Understanding the status of your transcript

When working with the AssemblyAI API, it's important to understand the different statuses that a transcription can have. They will let you know whether the job is processing, queued, completed, or has encountered an error.

processingThe audio file is being processed by the API.
queuedThe audio file is in the queue to be processed by the API.
completedThe transcription job has been completed successfully.
errorAn error occurred while processing the audio file.

Handling errors

Transcription jobs can fail for various reasons, such as an unsupported audio file format, a file with no audio data, or an unreachable URL. Whenever a transcription job fails, the status of the transcription will be error and there will be an error key in the response from the API when fetching the transcription.

If a transcription job fails due to an error on the API side (a server error), it's recommended to resubmit the file for transcription. When you resubmit the file, usually a different server in the API cluster will be able to process your audio file successfully.

Understanding the response

When using the AssemblyAI API, the response you receive is a transcript object containing information about the transcription process and its result. This object has various attributes, each with its own purpose and value. Depending on the specific AI Model used in the transcription process, some may be set or not. For example, if you enable dual channel transcription, the utterances attribute will contain turn-by-turn results for each speaker. On the other hand, if you enable automatic punctuation, the punctuate attribute will be set to true and the resulting text attribute will include punctuation.

Of all the attributes, text is at the core of AssemblyAI. It contains the transcription of the audio file you submitted, and can be accessed directly from the response.

response['text']

# What's your computer set up? What's like the perfect are you somebody
# that's flexible to no matter what laptop, four screens? Or do you
# prefer a certain setup that you're most productive? I guess the one
# that I'm familiar with is one large screen, 27 inch and my laptop on
# the side.

We can also get information about each individual word in the transcript using the words attribute. Note that the speaker information will only be included if using the Speaker Diarization model.

result['words']

# [
# {
# 'text': 'Ted',
# 'start': 8650,
# 'end': 8826,
# 'confidence': 1.0,
# 'speaker': 'A'
# },
# {
# 'text': 'talks',
# 'start': 8858,
# 'end': 9178,
# 'confidence': 0.98086,
# 'speaker': 'A'
# },
# …
#]

The AssemblyAI API allows you to search through a completed transcript for a specific set of keywords, which is useful for quickly finding relevant information. You can search for individual words, numbers, or phrases.

The request will return a response with the following keys.

idThe ID of the transcript
total_countThe total number of all matched instances. For example, if "word 1" matched 2 times, and "word 2" matched 3 times, the value will equal 5.
matchesContains an array of all matched words and associated data.
matches.textThe word itself.
matches.countThe total amount of times the word is in the transcript.
matches.timestampsAn array of timestamps structured as [start_time, end_time].
matches.indexesAn array of all index locations for that word within the words array of the completed transcript.

Troubleshooting

How can I make certain words more likely to be transcribed?

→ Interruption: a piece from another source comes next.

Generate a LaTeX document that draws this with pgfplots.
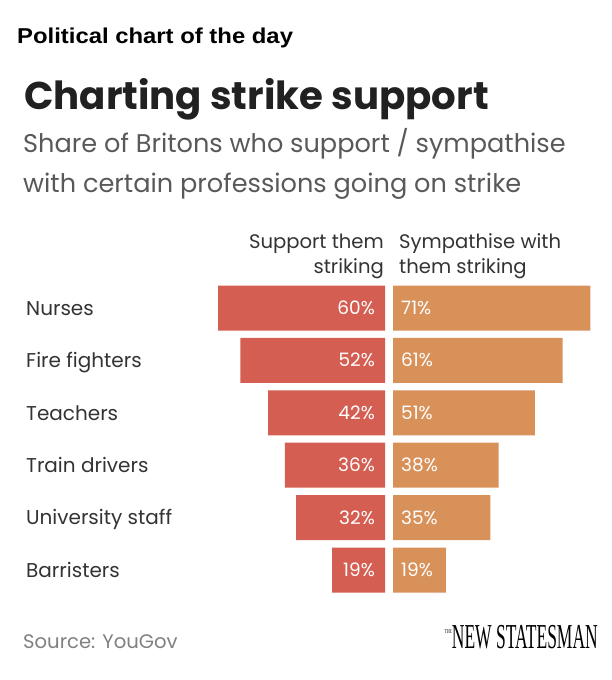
\documentclass[border=0pt]{standalone}
\usepackage{pgfplots}
\pgfplotsset{compat=1.18}
\usepackage{pgfplotstable}
\usepackage{fontspec}
\setmainfont{Poppins}
\newfontfamily\arialfont{Liberation Sans}
\newfontfamily\logofont{Liberation Serif}
\definecolor{supred}{HTML}{D55E52}
\definecolor{symorange}{HTML}{D9915A}
\definecolor{txt}{HTML}{333333}

\pgfplotstableread[col sep=comma]{
cat,sup,sym
Nurses,60,71
Fire fighters,52,61
Teachers,42,51
Train drivers,36,38
University staff,32,35
Barristers,19,19
}\strikedata

\begin{document}
\begin{tikzpicture}[x=1pt,y=1pt]
\path[use as bounding box] (0,0) rectangle (611,-680);
\node[anchor=base west, font=\arialfont\bfseries\fontsize{21.5}{25}\selectfont, text=black, inner sep=0] at (17,-43) {\scalebox{1.11}[1]{Political chart of the day}};
\node[anchor=base west, font=\bfseries\fontsize{38.7}{44}\selectfont, text=black!87, inner sep=0] at (24,-109) {Charting strike support};
\node[anchor=base west, font=\fontsize{25.6}{30}\selectfont, text=black!65, inner sep=0] at (23,-152) {Share of Britons who support / sympathise};
\node[anchor=base west, font=\fontsize{25.6}{30}\selectfont, text=black!65, inner sep=0] at (23,-192) {with certain professions going on strike};
\node[anchor=base east, font=\fontsize{19.6}{24}\selectfont, text=txt, inner sep=0] at (384,-248) {Support them};
\node[anchor=base east, font=\fontsize{19.6}{24}\selectfont, text=txt, inner sep=0] at (384,-273) {striking};
\node[anchor=base west, font=\fontsize{19.6}{24}\selectfont, text=txt, inner sep=0] at (399,-248) {Sympathise with};
\node[anchor=base west, font=\fontsize{19.6}{24}\selectfont, text=txt, inner sep=0] at (399,-273) {them striking};
% category labels
\foreach \lab [count=\i from 0] in {Nurses,Fire fighters,Teachers,Train drivers,University staff,Barristers}{
  \node[anchor=base west, font=\fontsize{20}{24}\selectfont, text=txt, inner sep=0] at (26,{-308.2-52.4*\i-7}) {\lab};
}
\begin{axis}[at={(385pt,-281.8pt)}, anchor=north east, scale only axis,
  width=185pt, height=314.4pt, x dir=reverse, y dir=reverse,
  xmin=0, xmax=66.55, ymin=-0.5, ymax=5.5, axis lines=none, clip=false]
\addplot[xbar, bar width=45pt, fill=supred, draw=none] table[x=sup, y expr=\coordindex]{\strikedata};
\foreach \v [count=\i from 0] in {60,52,42,36,32,19}{
  \edef\tmp{\noexpand\node[anchor=base east, xshift=-10pt, yshift=-6.5pt, text=white, font=\noexpand\fontsize{18.5}{20}\noexpand\selectfont, inner sep=0] at (axis cs:0,\i) {\v\noexpand\%};}
  \tmp
}
\end{axis}
\begin{axis}[at={(393pt,-281.8pt)}, anchor=north west, scale only axis,
  width=207pt, height=314.4pt, y dir=reverse,
  xmin=0, xmax=74.46, ymin=-0.5, ymax=5.5, axis lines=none, clip=false]
\addplot[xbar, bar width=45pt, fill=symorange, draw=none] table[x=sym, y expr=\coordindex]{\strikedata};
\foreach \v [count=\i from 0] in {71,61,51,38,35,19}{
  \edef\tmp{\noexpand\node[anchor=base west, xshift=8pt, yshift=-6.5pt, text=white, font=\noexpand\fontsize{18.5}{20}\noexpand\selectfont, inner sep=0] at (axis cs:0,\i) {\v\noexpand\%};}
  \tmp
}
\end{axis}
\node[anchor=base west, font=\fontsize{19.6}{22}\selectfont, text=black!50, inner sep=0] at (23,-648) {Source: YouGov};
\node[anchor=base east, inner sep=0] at (598,-648) {\logofont\raisebox{15pt}{\fontsize{6}{6}\selectfont\scalebox{0.6}[1]{THE}}\scalebox{0.5}[1]{\fontsize{35}{35}\selectfont NEW STATESMAN}};
\end{tikzpicture}
\end{document}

You can include words, phrases, or both in the word_boost parameter. Any term included will have its likelihood of being transcribed boosted.

Can I customize how words are spelled by the model?

Yes. The Custom Spelling feature gives you the ability to specify how words are spelled or formatted in the transcript text. For example, Custom Spelling could be used to change the spelling of all instances of the word "Ariana" to "Arianna". It could also be used to change the formatting of "CS 50" to "CS50".

Why am I receiving a "400 Bad Request" error when making an API request?

A "400 Bad Request" error typically indicates that there is a problem with the formatting or content of the API request. Double-check the syntax of your request and ensure that all required parameters are included as described in the API Reference. If the issue persists, contact our support team for assistance.